I live in a country that's way, way behind when it comes to using technology.
The products are here, the infrastructure is here, but the services aren't.

It's a country where you can sell a WINDEV (:D) Windows app to a store owner
to print his invoices the way _he_ wants it and chage him $500. You'd only
have to modify the logo and tweak it to sell it to others. (Most don't even
have a logo).

It's a place where you could do small hotels an app for reception (check-in,
check-out) for 2 grand and it would take less than two weeks.

I've read a piece by Paul Graham about finding startup ideas.. It said
something like "Live in the future, build what's missing"..

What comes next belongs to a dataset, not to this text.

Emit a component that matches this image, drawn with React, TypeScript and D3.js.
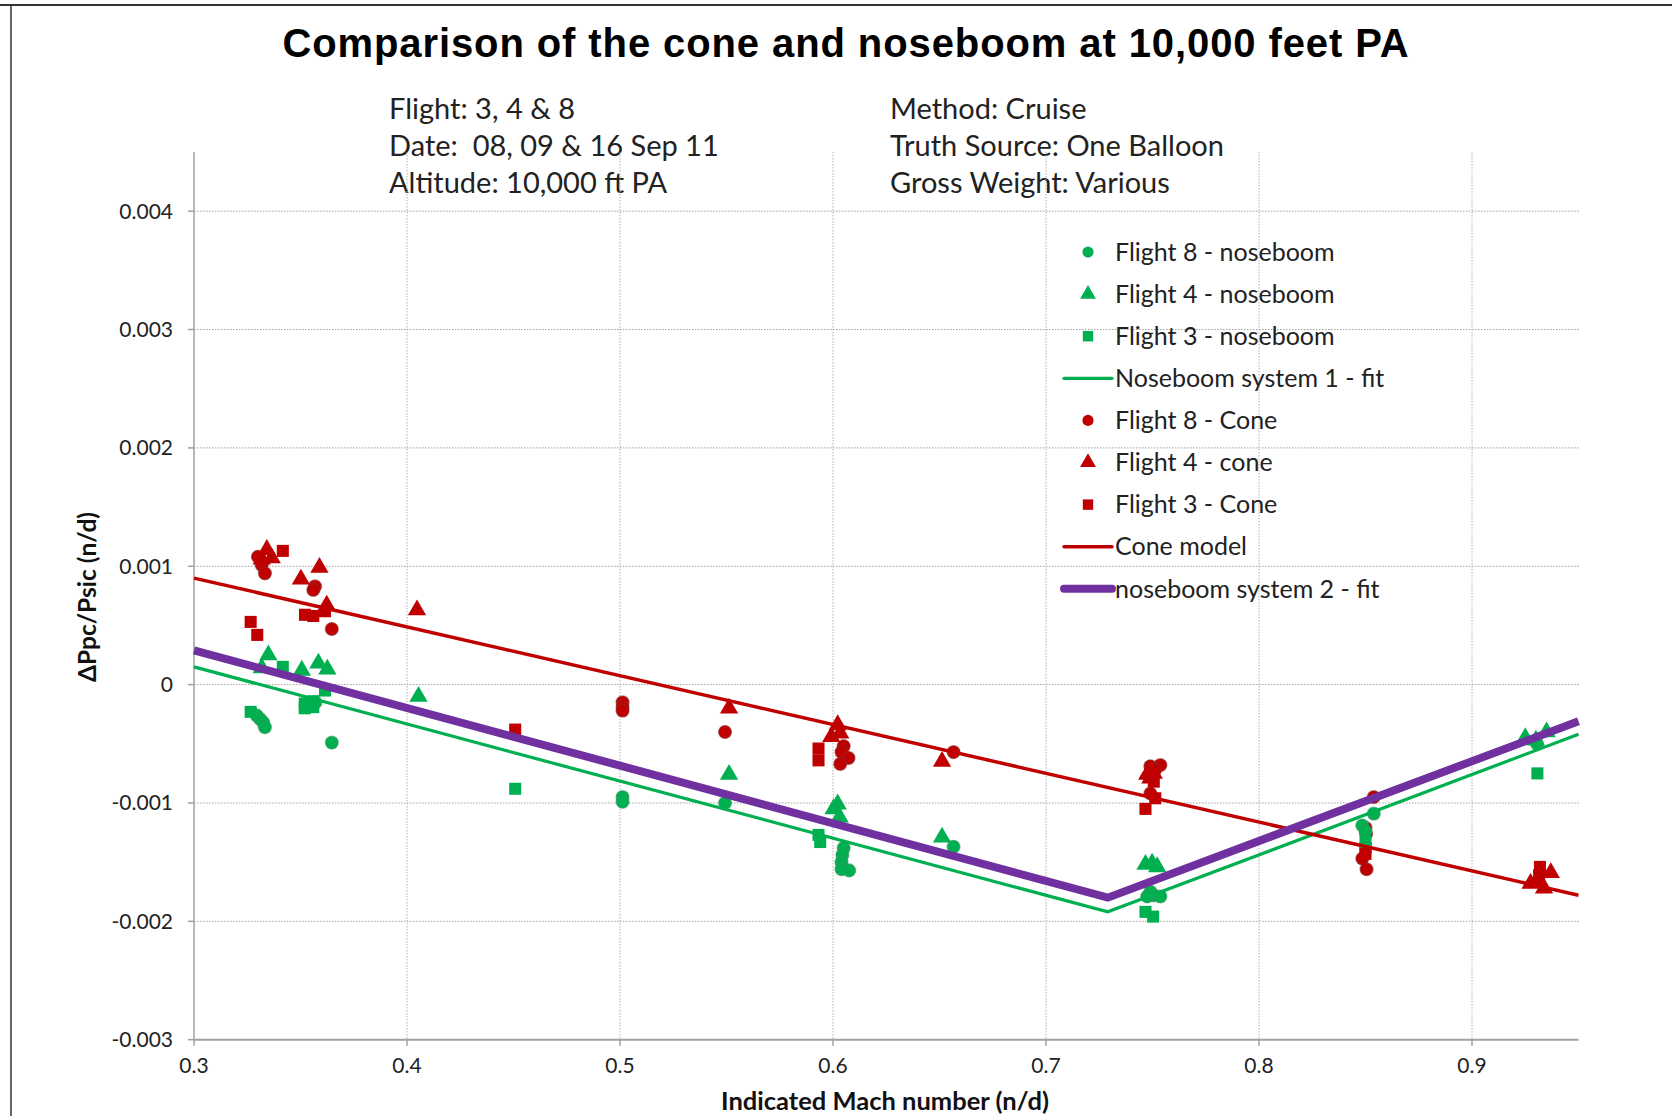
import React from "react";
import * as d3 from "d3";

type P = [number, number];

const xTicks = [0.3, 0.4, 0.5, 0.6, 0.7, 0.8, 0.9];
const yTicks = [0.004, 0.003, 0.002, 0.001, 0, -0.001, -0.002, -0.003];
const yTickLabels = ["0.004", "0.003", "0.002", "0.001", "0", "-0.001", "-0.002", "-0.003"];

const flight8Nose: P[] = [
  [0.3294, -0.00026], [0.331, -0.00029], [0.3325, -0.00032], [0.3333, -0.00036], [0.3647, -0.00049],
  [0.357, -0.00015],
  [0.5012, -0.00095], [0.5012, -0.00099], [0.5493, -0.001],
  [0.605, -0.00138], [0.6044, -0.00144], [0.604, -0.0015], [0.604, -0.00156], [0.6076, -0.00157],
  [0.6566, -0.00137],
  [0.749, -0.00175], [0.7506, -0.00178], [0.7537, -0.00179], [0.7475, -0.00179],
  [0.8539, -0.00109], [0.8485, -0.00119], [0.85, -0.00124],
  [0.9305, -0.0005],
];
const flight4Nose: P[] = [
  [0.3349, 0.00025], [0.3318, 0.00014], [0.3506, 0.00012], [0.3584, 0.00018], [0.3626, 0.00013],
  [0.4054, -0.0001], [0.5512, -0.00076],
  [0.6003, -0.00105], [0.6022, -0.00101], [0.6031, -0.00112],
  [0.6512, -0.00129],
  [0.7467, -0.00152], [0.7498, -0.00151], [0.7522, -0.00154],
  [0.925, -0.00045], [0.93, -0.00047], [0.935, -0.0004],
];
const flight3Nose: P[] = [
  [0.3266, -0.00023], [0.3417, 0.00015], [0.3615, -0.00005], [0.352, -0.00016], [0.352, -0.0002],
  [0.356, -0.00014], [0.356, -0.00019],
  [0.4508, -0.00088],
  [0.5932, -0.00127], [0.594, -0.00133],
  [0.7467, -0.00192], [0.7503, -0.00196],
  [0.85, -0.00133],
  [0.9307, -0.00075],
];
const flight8Cone: P[] = [
  [0.33, 0.00108], [0.3318, 0.00101], [0.3333, 0.00094], [0.3568, 0.00083], [0.356, 0.0008], [0.3647, 0.00047],
  [0.5012, -0.00015], [0.5012, -0.00019], [0.5012, -0.00022],
  [0.5493, -0.0004],
  [0.605, -0.00052], [0.604, -0.00057], [0.6073, -0.00062], [0.6034, -0.00067],
  [0.6566, -0.00057],
  [0.7537, -0.00068], [0.749, -0.00069], [0.7513, -0.00072], [0.749, -0.00092],
  [0.8539, -0.00095], [0.85, -0.00121], [0.8503, -0.00126], [0.8485, -0.00147], [0.8505, -0.00156],
];
const flight4Cone: P[] = [
  [0.3342, 0.00114], [0.3318, 0.00106], [0.3365, 0.00107], [0.3589, 0.00099], [0.3502, 0.00089], [0.3623, 0.00067],
  [0.4047, 0.00063], [0.5512, -0.0002],
  [0.6022, -0.00034], [0.5992, -0.00044], [0.6034, -0.00041],
  [0.6512, -0.00065],
  [0.7475, -0.00076], [0.749, -0.00079], [0.7506, -0.00075],
  [0.9275, -0.00168], [0.937, -0.00159], [0.9338, -0.00172], [0.9307, -0.00166],
];
const flight3Cone: P[] = [
  [0.3417, 0.00113], [0.3521, 0.00059], [0.356, 0.00058], [0.3615, 0.00062], [0.3266, 0.00053], [0.3297, 0.00042],
  [0.4508, -0.00038],
  [0.5932, -0.00054], [0.5932, -0.00064],
  [0.7506, -0.00082], [0.7513, -0.00096], [0.7467, -0.00105],
  [0.85, -0.00138], [0.85, -0.00143],
  [0.9319, -0.00154], [0.9315, -0.00161],
];
const coneModel: P[] = [[0.3, 0.0009], [0.95, -0.00178]];
const noseFit1: P[] = [[0.3, 0.00015], [0.729, -0.00192], [0.95, -0.00042]];
const noseFit2: P[] = [[0.3, 0.00029], [0.729, -0.0018], [0.95, -0.00031]];

const infoLeft = ["Flight: 3, 4 & 8", "Date:  08, 09 & 16 Sep 11", "Altitude: 10,000 ft PA"];
const infoRight = ["Method: Cruise", "Truth Source: One Balloon", "Gross Weight: Various"];

const GREEN = "#00b050";
const RED = "#c00000";
const PURPLE = "#7030a0";

const legendItems = [
  { label: "Flight 8 - noseboom", kind: "circle", color: GREEN },
  { label: "Flight 4 - noseboom", kind: "triangle", color: GREEN },
  { label: "Flight 3 - noseboom", kind: "square", color: GREEN },
  { label: "Noseboom system 1 - fit", kind: "line", color: GREEN, w: 3.2 },
  { label: "Flight 8 - Cone", kind: "circle", color: RED },
  { label: "Flight 4 - cone", kind: "triangle", color: RED },
  { label: "Flight 3 - Cone", kind: "square", color: RED },
  { label: "Cone model", kind: "line", color: RED, w: 3.5 },
  { label: "noseboom system 2 - fit", kind: "line", color: PURPLE, w: 8 },
];

const symPath = (kind: string, scale = 1) => {
  const t = kind === "circle" ? d3.symbolCircle : kind === "triangle" ? d3.symbolTriangle : d3.symbolSquare;
  const size = kind === "circle" ? 130 : kind === "triangle" ? 145 : 145;
  return d3.symbol().type(t).size(size * scale)() as string;
};

export default function App() {
  const x = d3.scaleLinear().domain([0.3, 0.95]).range([194, 1578.5]);
  const y = d3.scaleLinear().domain([-0.003, 0.0045]).range([1039.7, 152]);
  const line = d3.line<P>().x((d) => x(d[0])).y((d) => y(d[1]));
  const bodyFont = "Lato, 'Open Sans', sans-serif";

  const markers = (data: P[], kind: string, color: string, key: string) =>
    data.map((d, i) => (
      <path
        key={key + i}
        d={symPath(kind)}
        transform={`translate(${x(d[0])},${y(d[1])})`}
        fill={color}
        stroke={kind === "circle" ? (color === RED ? "#8a2a2a" : "#2f9a5a") : "none"}
        strokeOpacity={0.6}
        strokeWidth={1.3}
      />
    ));

  return (
    <svg width={1672} height={1116} style={{ position: "absolute", left: 0, top: 0, background: "#fff" }}>
      <rect x={0} y={0} width={1672} height={1116} fill="#fff" />
      <line x1={0} x2={1672} y1={5} y2={5} stroke="#333" strokeWidth={2} />
      <line x1={11} x2={11} y1={5} y2={1116} stroke="#333" strokeWidth={1.5} />

      <text x={846} y={57} textAnchor="middle" fontFamily="'Liberation Sans', Arial, sans-serif" fontWeight="bold" fontSize={40} letterSpacing={0.9} fill="#000">
        Comparison of the cone and noseboom at 10,000 feet PA
      </text>

      {infoLeft.map((t, i) => (
        <text key={"il" + i} x={389} y={109 + i * 37} dy="0.35em" fontFamily={bodyFont} fontSize={29} fill="#222" style={{ whiteSpace: "pre" }}>
          {t}
        </text>
      ))}
      {infoRight.map((t, i) => (
        <text key={"ir" + i} x={890} y={109 + i * 37} dy="0.35em" fontFamily={bodyFont} fontSize={29} fill="#222">
          {t}
        </text>
      ))}

      {/* gridlines */}
      {yTicks.filter((v) => v > -0.003).map((v) => (
        <line key={"gy" + v} x1={x(0.3)} x2={x(0.95)} y1={y(v)} y2={y(v)} stroke="#a0a0a0" strokeWidth={1} strokeDasharray="1.5 1.5" />
      ))}
      {xTicks.filter((v) => v > 0.3).map((v) => (
        <line key={"gx" + v} x1={x(v)} x2={x(v)} y1={y(0.0045)} y2={y(-0.003)} stroke="#b0b0b0" strokeWidth={1} strokeDasharray="1.5 1.5" />
      ))}
      {/* axes */}
      <line x1={x(0.3)} x2={x(0.3)} y1={y(0.0045)} y2={y(-0.003)} stroke="#a0a0a0" strokeWidth={1.5} />
      <line x1={x(0.3)} x2={x(0.95)} y1={y(-0.003)} y2={y(-0.003)} stroke="#a0a0a0" strokeWidth={2} />
      {yTicks.map((v) => (
        <line key={"ty" + v} x1={x(0.3) - 6} x2={x(0.3)} y1={y(v)} y2={y(v)} stroke="#a0a0a0" strokeWidth={1.5} />
      ))}
      {xTicks.map((v) => (
        <line key={"tx" + v} x1={x(v)} x2={x(v)} y1={y(-0.003)} y2={y(-0.003) + 6} stroke="#a0a0a0" strokeWidth={1.5} />
      ))}
      {yTicks.map((v, i) => (
        <text key={"ly" + v} x={x(0.3) - 21} y={y(v)} dy="0.35em" textAnchor="end" fontFamily={bodyFont} fontSize={21} fill="#222">
          {yTickLabels[i]}
        </text>
      ))}
      {xTicks.map((v) => (
        <text key={"lx" + v} x={x(v)} y={1066} dy="0.35em" textAnchor="middle" fontFamily={bodyFont} fontSize={21} fill="#222">
          {d3.format(".1f")(v)}
        </text>
      ))}
      <text x={885} y={1101} dy="0.35em" textAnchor="middle" fontFamily={bodyFont} fontWeight="bold" fontSize={25.5} fill="#111">
        Indicated Mach number (n/d)
      </text>
      <text transform="translate(87,597) rotate(-90)" dy="0.35em" textAnchor="middle" fontFamily={bodyFont} fontWeight="bold" fontSize={24.5} fill="#111">
        ΔPpc/Psic (n/d)
      </text>

      {/* points */}
      {markers(flight8Cone, "circle", RED, "c8")}
      {markers(flight4Cone, "triangle", RED, "c4")}
      {markers(flight3Cone, "square", RED, "c3")}
      {markers(flight8Nose, "circle", GREEN, "n8")}
      {markers(flight4Nose, "triangle", GREEN, "n4")}
      {markers(flight3Nose, "square", GREEN, "n3")}

      {/* fit lines */}
      <path d={line(noseFit1) as string} fill="none" stroke={GREEN} strokeWidth={3.2} />
      <path d={line(coneModel) as string} fill="none" stroke={RED} strokeWidth={3.5} />
      <path d={line(noseFit2) as string} fill="none" stroke={PURPLE} strokeWidth={8} />

      {/* legend */}
      {legendItems.map((it, i) => {
        const cy = 252 + i * 42.1;
        return (
          <g key={"lg" + i}>
            {it.kind === "line" ? (
              <line x1={1064} x2={1112} y1={cy} y2={cy} stroke={it.color} strokeWidth={it.w} strokeLinecap="round" />
            ) : (
              <path d={symPath(it.kind, 0.75)} transform={`translate(1088,${cy})`} fill={it.color} />
            )}
            <text x={1115} y={cy} dy="0.35em" fontFamily={bodyFont} fontSize={25} fill="#222">
              {it.label}
            </text>
          </g>
        );
      })}
    </svg>
  );
}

Well, if you're living in the U.S leading the tech, you already are living in
the future. Jump in the Time Machine and go back in time: Go somewhere else in
the world. Build what's missing.

------
retroafroman
I think one of your best options to to target smaller, specific problems, and
sell and 'off the shelf' (as much as possible) solution to small businesses
that aren't big enough clients for the giant gorillas of the current space.

As for what type of problems, I think you need to subdivide what the large ERP
systems do, and make niche products. For example, a company I worked for in
college was a small manufacturer and were trying and failing to keep track of
raw material inventory via Quickbooks. On one hand, the inventory needs to be
quantified in a dollar amount in quickbooks, but more importantly, they need
to be able to use real inventory management functions. Ideally, they would
(and probably could've) bought some package just for tracking inventory in and
out, but also had an ODBC connection for Quickbooks to see how much the
current inventory is worth.

Warehouse Management Systems are similar. Lots of providers at varying levels
of cost and complexity, but I haven't seen to many that I can jump into an app
store and buy. Of course, the real complexity is that every business has
wildly different needs, and even two businesses in the same space will manage
processes completely differently. Mods and customization tends to be a big
deal. Also, consultants are constantly fighting to be the middleman in between
the software providers and the end customers.

These are just a couple reasons I think it can be tough to break into the
markets that Oracle, SAP, etc are in.

Also, I think there's a good reason that there are tons of tables and menus in
enterprise software. There is a ton of structured data there, so it ends up
being the easiest way to show it. Simplifying features and interfaces is a
tough sell, because as soon as you think you have things down to a minimum set
of 'what really needs to be there', your customer will say, "oh, no. We REALLY
need to be able to do x,y,z". Okay, so those make the cut, too. Then the next
customer says, "We have a lot of exceptions to the standard process," and next
thing you know there are a million menus and options.